■ The exercise ■
Each line below should be retyped exactly, with no pictures.

.....

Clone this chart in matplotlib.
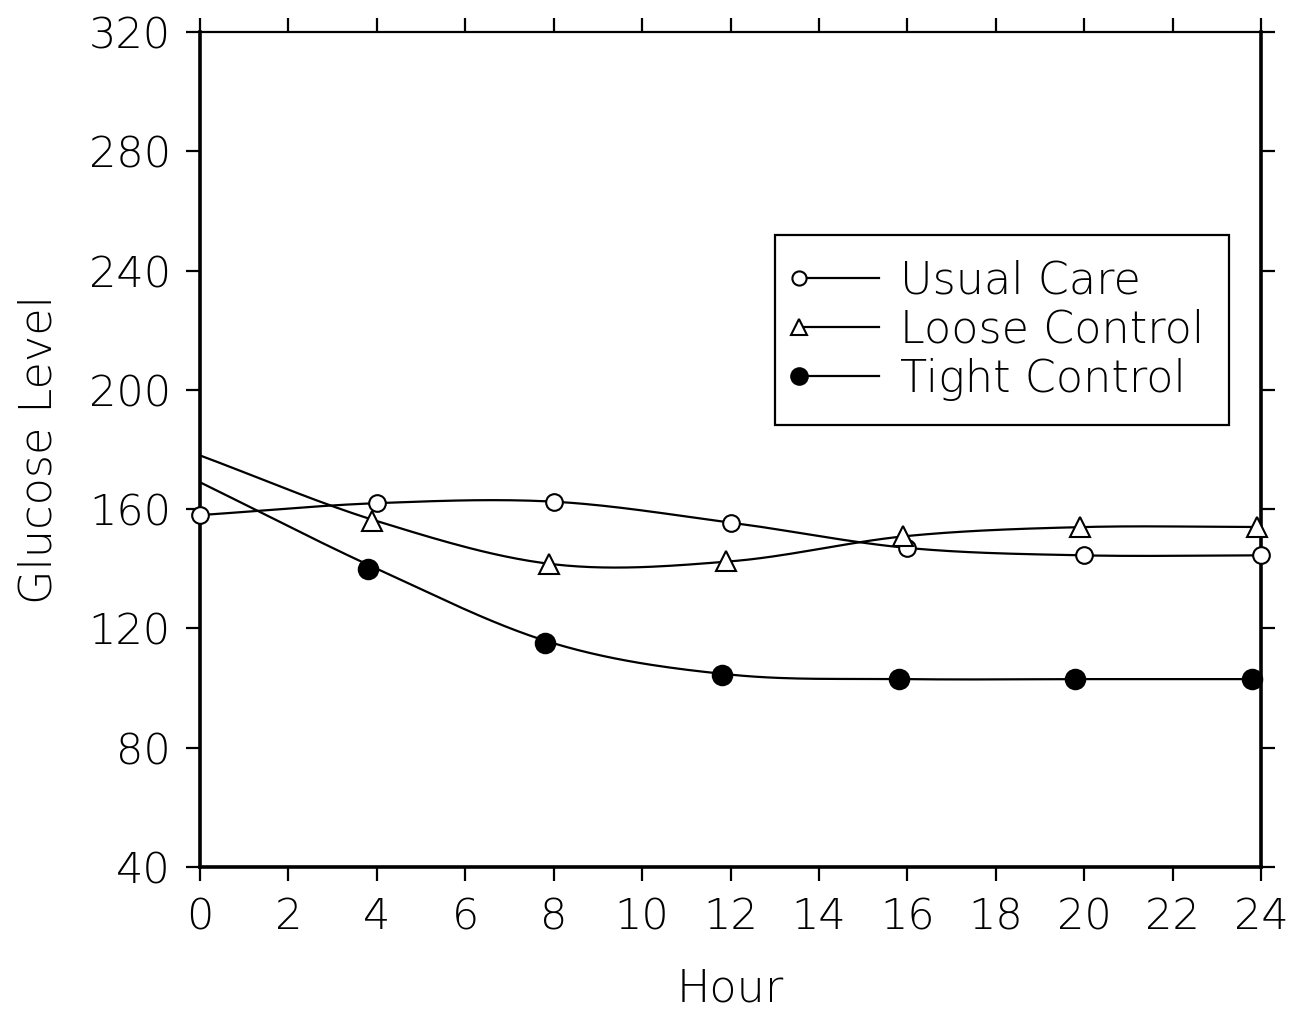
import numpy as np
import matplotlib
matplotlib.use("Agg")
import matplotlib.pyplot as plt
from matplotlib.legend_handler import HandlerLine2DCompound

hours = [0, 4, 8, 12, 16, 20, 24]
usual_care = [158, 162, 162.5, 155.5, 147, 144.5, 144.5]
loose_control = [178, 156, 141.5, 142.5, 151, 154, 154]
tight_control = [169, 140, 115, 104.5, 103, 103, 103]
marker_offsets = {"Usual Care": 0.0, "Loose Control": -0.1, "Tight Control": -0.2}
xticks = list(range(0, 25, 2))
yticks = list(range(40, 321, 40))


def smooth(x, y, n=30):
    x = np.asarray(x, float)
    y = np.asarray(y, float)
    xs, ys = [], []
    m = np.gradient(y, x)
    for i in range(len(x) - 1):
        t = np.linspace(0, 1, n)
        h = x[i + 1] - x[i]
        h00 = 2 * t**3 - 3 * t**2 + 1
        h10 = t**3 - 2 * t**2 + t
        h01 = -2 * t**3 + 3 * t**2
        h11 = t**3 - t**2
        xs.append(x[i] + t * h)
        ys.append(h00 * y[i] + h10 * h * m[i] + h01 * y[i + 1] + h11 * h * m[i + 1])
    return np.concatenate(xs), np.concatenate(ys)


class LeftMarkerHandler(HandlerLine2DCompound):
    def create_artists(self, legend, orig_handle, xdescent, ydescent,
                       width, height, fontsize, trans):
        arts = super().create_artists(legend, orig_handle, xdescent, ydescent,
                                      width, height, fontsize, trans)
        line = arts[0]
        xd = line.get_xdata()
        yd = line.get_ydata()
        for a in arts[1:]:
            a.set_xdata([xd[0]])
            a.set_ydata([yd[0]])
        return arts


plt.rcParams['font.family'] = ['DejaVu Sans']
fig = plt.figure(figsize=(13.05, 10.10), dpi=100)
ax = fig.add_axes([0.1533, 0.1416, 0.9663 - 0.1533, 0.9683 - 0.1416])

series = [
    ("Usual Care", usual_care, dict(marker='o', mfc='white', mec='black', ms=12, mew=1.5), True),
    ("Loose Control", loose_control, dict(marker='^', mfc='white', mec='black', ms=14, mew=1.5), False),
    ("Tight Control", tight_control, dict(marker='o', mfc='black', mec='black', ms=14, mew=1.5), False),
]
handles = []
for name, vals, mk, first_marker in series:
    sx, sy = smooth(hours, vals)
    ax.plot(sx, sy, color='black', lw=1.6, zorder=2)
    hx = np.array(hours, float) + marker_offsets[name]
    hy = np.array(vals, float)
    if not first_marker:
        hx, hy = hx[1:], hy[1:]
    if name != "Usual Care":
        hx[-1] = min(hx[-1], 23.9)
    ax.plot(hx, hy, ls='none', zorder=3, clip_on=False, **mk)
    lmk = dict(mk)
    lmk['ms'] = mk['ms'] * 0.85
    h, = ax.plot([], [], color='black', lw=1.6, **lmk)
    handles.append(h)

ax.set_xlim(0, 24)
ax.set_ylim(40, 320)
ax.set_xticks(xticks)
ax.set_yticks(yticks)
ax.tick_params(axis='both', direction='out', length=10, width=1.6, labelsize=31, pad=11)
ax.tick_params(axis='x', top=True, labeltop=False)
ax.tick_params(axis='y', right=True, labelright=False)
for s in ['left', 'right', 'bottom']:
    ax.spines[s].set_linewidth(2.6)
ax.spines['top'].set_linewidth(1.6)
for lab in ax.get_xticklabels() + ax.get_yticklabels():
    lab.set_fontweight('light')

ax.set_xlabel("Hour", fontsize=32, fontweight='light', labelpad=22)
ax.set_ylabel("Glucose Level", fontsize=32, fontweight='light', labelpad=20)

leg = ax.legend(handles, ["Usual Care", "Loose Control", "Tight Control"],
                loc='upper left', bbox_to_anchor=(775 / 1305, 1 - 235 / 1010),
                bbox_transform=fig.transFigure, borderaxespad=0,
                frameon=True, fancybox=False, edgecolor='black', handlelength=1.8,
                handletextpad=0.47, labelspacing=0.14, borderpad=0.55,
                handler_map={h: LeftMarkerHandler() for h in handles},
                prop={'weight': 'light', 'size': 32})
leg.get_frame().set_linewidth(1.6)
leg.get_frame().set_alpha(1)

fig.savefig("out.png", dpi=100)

.....

■ Full solution ■
Clone this chart in matplotlib.
import numpy as np
import matplotlib
matplotlib.use("Agg")
import matplotlib.pyplot as plt
from matplotlib.legend_handler import HandlerLine2DCompound

hours = [0, 4, 8, 12, 16, 20, 24]
usual_care = [158, 162, 162.5, 155.5, 147, 144.5, 144.5]
loose_control = [178, 156, 141.5, 142.5, 151, 154, 154]
tight_control = [169, 140, 115, 104.5, 103, 103, 103]
marker_offsets = {"Usual Care": 0.0, "Loose Control": -0.1, "Tight Control": -0.2}
xticks = list(range(0, 25, 2))
yticks = list(range(40, 321, 40))


def smooth(x, y, n=30):
    x = np.asarray(x, float)
    y = np.asarray(y, float)
    xs, ys = [], []
    m = np.gradient(y, x)
    for i in range(len(x) - 1):
        t = np.linspace(0, 1, n)
        h = x[i + 1] - x[i]
        h00 = 2 * t**3 - 3 * t**2 + 1
        h10 = t**3 - 2 * t**2 + t
        h01 = -2 * t**3 + 3 * t**2
        h11 = t**3 - t**2
        xs.append(x[i] + t * h)
        ys.append(h00 * y[i] + h10 * h * m[i] + h01 * y[i + 1] + h11 * h * m[i + 1])
    return np.concatenate(xs), np.concatenate(ys)


class LeftMarkerHandler(HandlerLine2DCompound):
    def create_artists(self, legend, orig_handle, xdescent, ydescent,
                       width, height, fontsize, trans):
        arts = super().create_artists(legend, orig_handle, xdescent, ydescent,
                                      width, height, fontsize, trans)
        line = arts[0]
        xd = line.get_xdata()
        yd = line.get_ydata()
        for a in arts[1:]:
            a.set_xdata([xd[0]])
            a.set_ydata([yd[0]])
        return arts


plt.rcParams['font.family'] = ['DejaVu Sans']
fig = plt.figure(figsize=(13.05, 10.10), dpi=100)
ax = fig.add_axes([0.1533, 0.1416, 0.9663 - 0.1533, 0.9683 - 0.1416])

series = [
    ("Usual Care", usual_care, dict(marker='o', mfc='white', mec='black', ms=12, mew=1.5), True),
    ("Loose Control", loose_control, dict(marker='^', mfc='white', mec='black', ms=14, mew=1.5), False),
    ("Tight Control", tight_control, dict(marker='o', mfc='black', mec='black', ms=14, mew=1.5), False),
]
handles = []
for name, vals, mk, first_marker in series:
    sx, sy = smooth(hours, vals)
    ax.plot(sx, sy, color='black', lw=1.6, zorder=2)
    hx = np.array(hours, float) + marker_offsets[name]
    hy = np.array(vals, float)
    if not first_marker:
        hx, hy = hx[1:], hy[1:]
    if name != "Usual Care":
        hx[-1] = min(hx[-1], 23.9)
    ax.plot(hx, hy, ls='none', zorder=3, clip_on=False, **mk)
    lmk = dict(mk)
    lmk['ms'] = mk['ms'] * 0.85
    h, = ax.plot([], [], color='black', lw=1.6, **lmk)
    handles.append(h)

ax.set_xlim(0, 24)
ax.set_ylim(40, 320)
ax.set_xticks(xticks)
ax.set_yticks(yticks)
ax.tick_params(axis='both', direction='out', length=10, width=1.6, labelsize=31, pad=11)
ax.tick_params(axis='x', top=True, labeltop=False)
ax.tick_params(axis='y', right=True, labelright=False)
for s in ['left', 'right', 'bottom']:
    ax.spines[s].set_linewidth(2.6)
ax.spines['top'].set_linewidth(1.6)
for lab in ax.get_xticklabels() + ax.get_yticklabels():
    lab.set_fontweight('light')

ax.set_xlabel("Hour", fontsize=32, fontweight='light', labelpad=22)
ax.set_ylabel("Glucose Level", fontsize=32, fontweight='light', labelpad=20)

leg = ax.legend(handles, ["Usual Care", "Loose Control", "Tight Control"],
                loc='upper left', bbox_to_anchor=(775 / 1305, 1 - 235 / 1010),
                bbox_transform=fig.transFigure, borderaxespad=0,
                frameon=True, fancybox=False, edgecolor='black', handlelength=1.8,
                handletextpad=0.47, labelspacing=0.14, borderpad=0.55,
                handler_map={h: LeftMarkerHandler() for h in handles},
                prop={'weight': 'light', 'size': 32})
leg.get_frame().set_linewidth(1.6)
leg.get_frame().set_alpha(1)

fig.savefig("out.png", dpi=100)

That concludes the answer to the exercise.